__RECORDS PROVIDED__:

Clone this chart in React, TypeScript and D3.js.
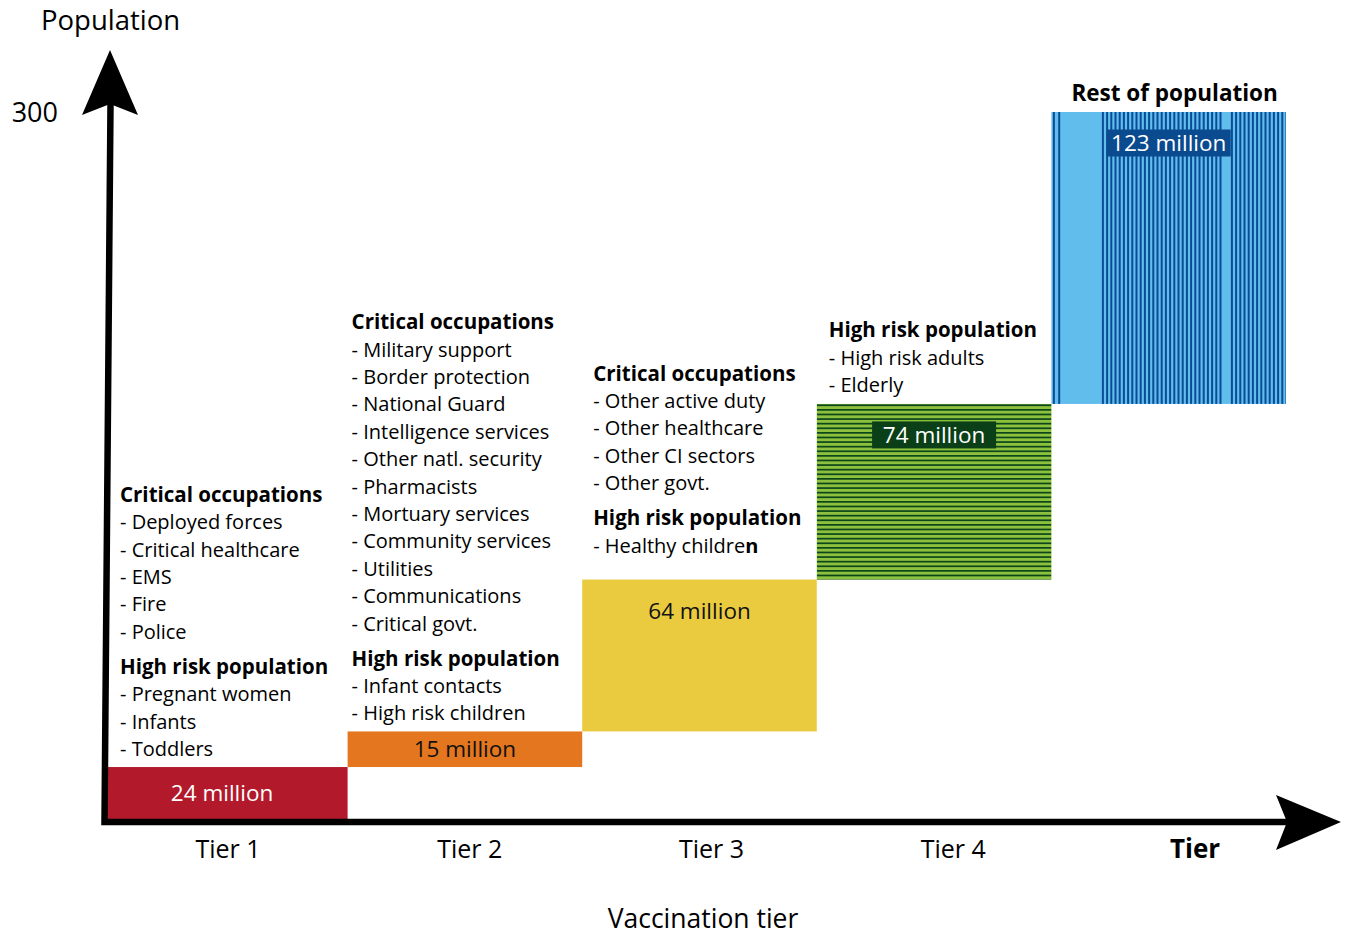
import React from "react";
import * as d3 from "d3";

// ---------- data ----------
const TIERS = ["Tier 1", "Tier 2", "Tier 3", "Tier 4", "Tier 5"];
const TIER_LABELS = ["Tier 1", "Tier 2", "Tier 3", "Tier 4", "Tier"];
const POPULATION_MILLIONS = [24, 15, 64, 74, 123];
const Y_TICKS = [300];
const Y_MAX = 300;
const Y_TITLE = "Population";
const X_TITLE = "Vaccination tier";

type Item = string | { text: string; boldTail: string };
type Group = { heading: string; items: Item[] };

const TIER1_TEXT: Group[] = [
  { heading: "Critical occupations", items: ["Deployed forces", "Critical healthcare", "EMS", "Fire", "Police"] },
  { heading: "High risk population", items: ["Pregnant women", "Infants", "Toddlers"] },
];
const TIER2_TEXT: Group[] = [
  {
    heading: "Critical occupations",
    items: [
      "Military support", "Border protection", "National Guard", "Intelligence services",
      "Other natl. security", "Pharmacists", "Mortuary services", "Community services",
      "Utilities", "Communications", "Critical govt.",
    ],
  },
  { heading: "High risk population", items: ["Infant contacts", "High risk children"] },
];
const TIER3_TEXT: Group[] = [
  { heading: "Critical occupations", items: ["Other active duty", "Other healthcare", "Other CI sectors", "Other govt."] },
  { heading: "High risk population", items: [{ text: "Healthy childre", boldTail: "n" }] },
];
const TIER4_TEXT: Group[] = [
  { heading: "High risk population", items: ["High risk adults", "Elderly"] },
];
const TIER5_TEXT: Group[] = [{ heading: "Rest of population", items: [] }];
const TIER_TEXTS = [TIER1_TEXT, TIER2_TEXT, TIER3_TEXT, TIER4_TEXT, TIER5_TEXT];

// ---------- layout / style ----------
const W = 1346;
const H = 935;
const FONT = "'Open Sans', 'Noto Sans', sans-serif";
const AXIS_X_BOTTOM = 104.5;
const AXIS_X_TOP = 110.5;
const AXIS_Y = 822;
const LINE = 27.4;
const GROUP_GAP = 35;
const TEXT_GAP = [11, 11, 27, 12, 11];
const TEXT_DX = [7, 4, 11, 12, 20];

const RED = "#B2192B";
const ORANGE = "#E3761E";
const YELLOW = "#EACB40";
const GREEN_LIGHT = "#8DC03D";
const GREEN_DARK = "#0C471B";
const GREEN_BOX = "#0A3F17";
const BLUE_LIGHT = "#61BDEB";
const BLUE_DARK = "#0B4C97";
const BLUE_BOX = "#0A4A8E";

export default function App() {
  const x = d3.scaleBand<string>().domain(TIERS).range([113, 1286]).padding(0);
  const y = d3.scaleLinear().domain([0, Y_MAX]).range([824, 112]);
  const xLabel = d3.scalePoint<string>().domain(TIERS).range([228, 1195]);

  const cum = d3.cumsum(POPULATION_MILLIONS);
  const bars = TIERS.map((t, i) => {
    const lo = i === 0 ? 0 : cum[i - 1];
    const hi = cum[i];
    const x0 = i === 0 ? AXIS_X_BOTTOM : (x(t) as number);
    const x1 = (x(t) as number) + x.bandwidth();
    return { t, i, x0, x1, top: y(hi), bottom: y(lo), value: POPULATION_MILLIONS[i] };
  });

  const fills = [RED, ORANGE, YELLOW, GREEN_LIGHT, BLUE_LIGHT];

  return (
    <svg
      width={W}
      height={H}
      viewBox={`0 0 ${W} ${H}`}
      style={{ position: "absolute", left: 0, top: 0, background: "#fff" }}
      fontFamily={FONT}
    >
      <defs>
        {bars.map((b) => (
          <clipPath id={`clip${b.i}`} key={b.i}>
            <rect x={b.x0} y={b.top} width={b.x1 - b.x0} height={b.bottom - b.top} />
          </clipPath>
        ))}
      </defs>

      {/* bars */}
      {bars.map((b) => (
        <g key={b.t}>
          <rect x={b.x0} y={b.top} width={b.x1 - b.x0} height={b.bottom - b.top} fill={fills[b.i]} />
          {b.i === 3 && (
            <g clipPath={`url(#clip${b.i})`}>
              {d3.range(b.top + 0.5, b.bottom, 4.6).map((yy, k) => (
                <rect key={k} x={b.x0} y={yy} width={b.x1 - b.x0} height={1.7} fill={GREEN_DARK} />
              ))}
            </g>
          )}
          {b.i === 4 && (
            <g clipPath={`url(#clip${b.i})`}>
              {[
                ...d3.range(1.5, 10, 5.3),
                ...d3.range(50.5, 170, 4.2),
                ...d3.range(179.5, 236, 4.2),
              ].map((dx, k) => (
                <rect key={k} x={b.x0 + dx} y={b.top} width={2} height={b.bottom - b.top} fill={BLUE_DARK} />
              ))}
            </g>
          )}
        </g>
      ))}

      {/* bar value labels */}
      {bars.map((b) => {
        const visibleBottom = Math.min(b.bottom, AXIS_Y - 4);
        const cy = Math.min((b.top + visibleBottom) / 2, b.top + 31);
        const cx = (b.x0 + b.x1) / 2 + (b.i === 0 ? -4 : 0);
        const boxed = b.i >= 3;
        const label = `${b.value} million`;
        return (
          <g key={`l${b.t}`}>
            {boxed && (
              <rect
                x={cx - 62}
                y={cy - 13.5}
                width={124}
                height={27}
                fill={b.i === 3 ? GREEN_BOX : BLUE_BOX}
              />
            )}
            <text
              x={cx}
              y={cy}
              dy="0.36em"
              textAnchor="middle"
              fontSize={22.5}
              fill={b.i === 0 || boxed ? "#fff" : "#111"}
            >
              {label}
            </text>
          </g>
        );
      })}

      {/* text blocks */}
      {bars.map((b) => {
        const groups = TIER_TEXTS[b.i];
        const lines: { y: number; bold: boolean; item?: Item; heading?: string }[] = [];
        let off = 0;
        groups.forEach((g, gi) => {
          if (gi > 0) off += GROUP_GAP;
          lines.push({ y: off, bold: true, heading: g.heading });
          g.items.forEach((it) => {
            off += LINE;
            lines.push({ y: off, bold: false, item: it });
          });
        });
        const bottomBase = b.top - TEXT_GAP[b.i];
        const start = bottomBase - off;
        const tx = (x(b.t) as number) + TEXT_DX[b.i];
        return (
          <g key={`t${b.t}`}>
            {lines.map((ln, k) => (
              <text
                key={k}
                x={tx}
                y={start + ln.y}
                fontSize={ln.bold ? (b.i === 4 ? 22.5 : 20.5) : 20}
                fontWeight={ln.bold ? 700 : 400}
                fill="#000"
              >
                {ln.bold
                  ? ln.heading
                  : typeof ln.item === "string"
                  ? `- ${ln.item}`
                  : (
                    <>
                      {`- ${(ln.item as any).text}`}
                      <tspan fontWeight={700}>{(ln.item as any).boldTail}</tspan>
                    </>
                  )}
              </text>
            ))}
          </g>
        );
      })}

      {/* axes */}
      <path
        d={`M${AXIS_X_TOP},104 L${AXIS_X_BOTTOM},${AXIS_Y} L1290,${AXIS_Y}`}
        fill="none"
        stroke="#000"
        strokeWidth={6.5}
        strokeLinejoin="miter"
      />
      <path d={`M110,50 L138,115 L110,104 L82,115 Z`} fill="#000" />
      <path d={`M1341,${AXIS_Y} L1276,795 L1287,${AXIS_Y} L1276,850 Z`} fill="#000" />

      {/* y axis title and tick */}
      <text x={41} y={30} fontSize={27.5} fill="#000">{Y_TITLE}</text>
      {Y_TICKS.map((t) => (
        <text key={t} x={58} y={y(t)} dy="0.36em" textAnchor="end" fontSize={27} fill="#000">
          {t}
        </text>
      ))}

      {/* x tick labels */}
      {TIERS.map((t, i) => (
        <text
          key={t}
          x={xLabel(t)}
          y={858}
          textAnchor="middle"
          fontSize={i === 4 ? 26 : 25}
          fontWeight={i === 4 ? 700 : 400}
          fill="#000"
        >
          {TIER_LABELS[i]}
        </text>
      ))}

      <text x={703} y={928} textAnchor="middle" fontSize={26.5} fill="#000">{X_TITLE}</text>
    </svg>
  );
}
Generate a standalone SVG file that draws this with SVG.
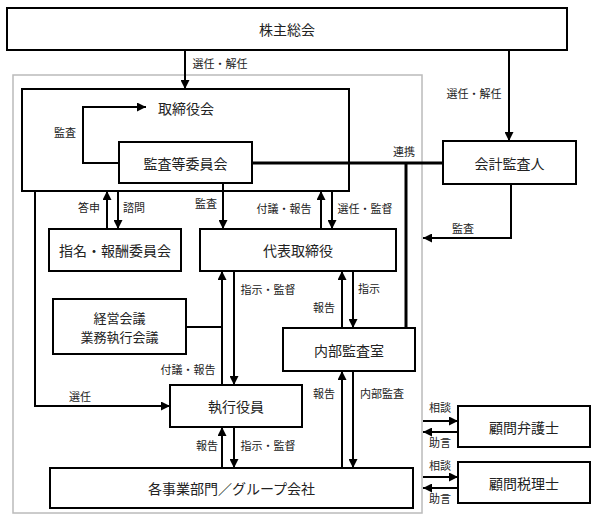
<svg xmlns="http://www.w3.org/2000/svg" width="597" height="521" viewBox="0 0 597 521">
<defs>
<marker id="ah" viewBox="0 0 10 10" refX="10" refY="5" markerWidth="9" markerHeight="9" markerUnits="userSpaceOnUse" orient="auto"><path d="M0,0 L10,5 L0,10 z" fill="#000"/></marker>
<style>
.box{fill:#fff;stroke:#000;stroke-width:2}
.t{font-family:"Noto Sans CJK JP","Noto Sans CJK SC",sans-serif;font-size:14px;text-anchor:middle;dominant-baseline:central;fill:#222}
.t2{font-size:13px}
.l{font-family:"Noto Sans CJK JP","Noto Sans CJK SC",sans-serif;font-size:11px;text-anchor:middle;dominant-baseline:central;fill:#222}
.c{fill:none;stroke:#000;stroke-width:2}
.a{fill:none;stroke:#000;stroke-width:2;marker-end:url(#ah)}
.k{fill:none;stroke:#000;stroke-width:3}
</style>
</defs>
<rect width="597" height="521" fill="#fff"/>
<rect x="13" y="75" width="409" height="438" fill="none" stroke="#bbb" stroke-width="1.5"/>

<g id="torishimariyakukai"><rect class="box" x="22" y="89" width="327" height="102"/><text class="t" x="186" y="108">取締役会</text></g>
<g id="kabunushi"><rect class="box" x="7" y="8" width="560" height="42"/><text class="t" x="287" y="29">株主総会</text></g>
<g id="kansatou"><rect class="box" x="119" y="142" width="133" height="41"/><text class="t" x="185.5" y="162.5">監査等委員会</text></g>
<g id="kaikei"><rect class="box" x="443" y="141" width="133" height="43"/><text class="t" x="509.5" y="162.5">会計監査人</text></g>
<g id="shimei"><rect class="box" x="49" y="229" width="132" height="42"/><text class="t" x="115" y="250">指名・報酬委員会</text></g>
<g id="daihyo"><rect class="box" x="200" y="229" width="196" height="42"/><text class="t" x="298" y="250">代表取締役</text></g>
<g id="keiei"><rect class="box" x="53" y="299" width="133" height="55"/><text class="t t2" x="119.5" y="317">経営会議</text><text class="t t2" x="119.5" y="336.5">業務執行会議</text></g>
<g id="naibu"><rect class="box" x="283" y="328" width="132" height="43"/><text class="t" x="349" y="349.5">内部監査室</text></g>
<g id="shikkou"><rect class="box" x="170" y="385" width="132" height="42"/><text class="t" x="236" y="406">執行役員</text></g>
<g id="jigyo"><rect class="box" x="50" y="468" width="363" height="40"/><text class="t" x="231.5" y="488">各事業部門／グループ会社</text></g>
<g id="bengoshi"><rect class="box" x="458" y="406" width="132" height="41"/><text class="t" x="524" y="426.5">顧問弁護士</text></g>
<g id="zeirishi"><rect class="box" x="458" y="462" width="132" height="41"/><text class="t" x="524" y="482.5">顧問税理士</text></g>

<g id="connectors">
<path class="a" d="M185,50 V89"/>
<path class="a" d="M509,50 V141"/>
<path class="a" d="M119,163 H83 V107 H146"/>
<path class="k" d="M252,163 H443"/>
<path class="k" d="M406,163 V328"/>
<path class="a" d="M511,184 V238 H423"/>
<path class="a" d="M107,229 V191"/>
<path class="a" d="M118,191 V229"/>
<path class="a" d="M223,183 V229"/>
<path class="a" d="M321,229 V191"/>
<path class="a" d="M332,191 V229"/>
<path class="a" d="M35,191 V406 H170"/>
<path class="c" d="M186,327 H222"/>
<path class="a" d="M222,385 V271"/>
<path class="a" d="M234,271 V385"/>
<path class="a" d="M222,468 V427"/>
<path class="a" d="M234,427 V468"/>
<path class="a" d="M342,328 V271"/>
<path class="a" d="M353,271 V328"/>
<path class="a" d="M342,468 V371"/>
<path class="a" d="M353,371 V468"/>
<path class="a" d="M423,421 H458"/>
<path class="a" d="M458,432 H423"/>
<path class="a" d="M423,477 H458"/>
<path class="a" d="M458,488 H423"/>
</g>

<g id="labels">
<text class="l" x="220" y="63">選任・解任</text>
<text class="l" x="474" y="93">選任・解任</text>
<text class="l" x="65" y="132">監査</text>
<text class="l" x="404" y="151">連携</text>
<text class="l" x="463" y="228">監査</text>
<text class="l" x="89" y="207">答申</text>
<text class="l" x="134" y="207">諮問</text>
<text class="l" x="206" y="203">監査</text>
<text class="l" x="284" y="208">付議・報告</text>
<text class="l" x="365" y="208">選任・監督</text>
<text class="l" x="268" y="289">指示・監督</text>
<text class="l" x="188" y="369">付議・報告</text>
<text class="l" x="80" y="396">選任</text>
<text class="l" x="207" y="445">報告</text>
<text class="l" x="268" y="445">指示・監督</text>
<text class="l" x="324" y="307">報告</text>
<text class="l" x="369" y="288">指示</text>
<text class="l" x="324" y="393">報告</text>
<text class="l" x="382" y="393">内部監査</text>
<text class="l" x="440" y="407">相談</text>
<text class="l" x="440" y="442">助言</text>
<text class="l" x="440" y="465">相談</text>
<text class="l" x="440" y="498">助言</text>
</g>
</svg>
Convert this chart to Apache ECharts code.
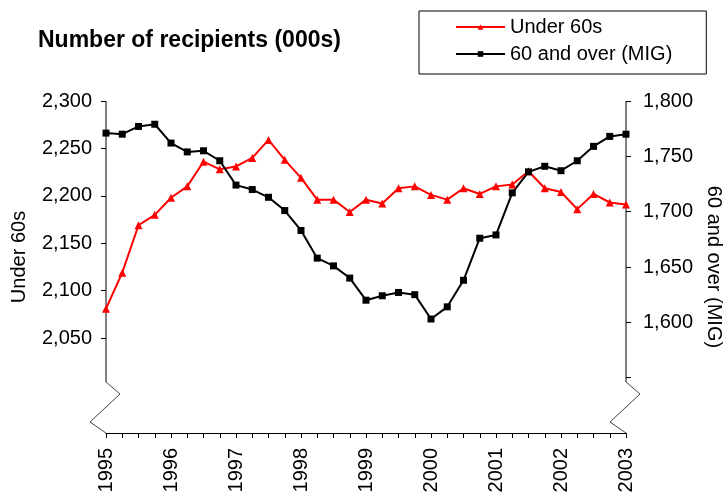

__WHAT TO WORK ON__: Return only the lines running from the start of the entries above to the line that contains "string; items: Item[]", inclusive, and omit every picture.

__ANSWER IN FULL__:
Clone this chart in React, TypeScript and D3.js.
import React from "react";
import * as d3 from "d3";

// ---------- data ----------
const TIERS = ["Tier 1", "Tier 2", "Tier 3", "Tier 4", "Tier 5"];
const TIER_LABELS = ["Tier 1", "Tier 2", "Tier 3", "Tier 4", "Tier"];
const POPULATION_MILLIONS = [24, 15, 64, 74, 123];
const Y_TICKS = [300];
const Y_MAX = 300;
const Y_TITLE = "Population";
const X_TITLE = "Vaccination tier";

type Item = string | { text: string; boldTail: string };
type Group = { heading: string; items: Item[] };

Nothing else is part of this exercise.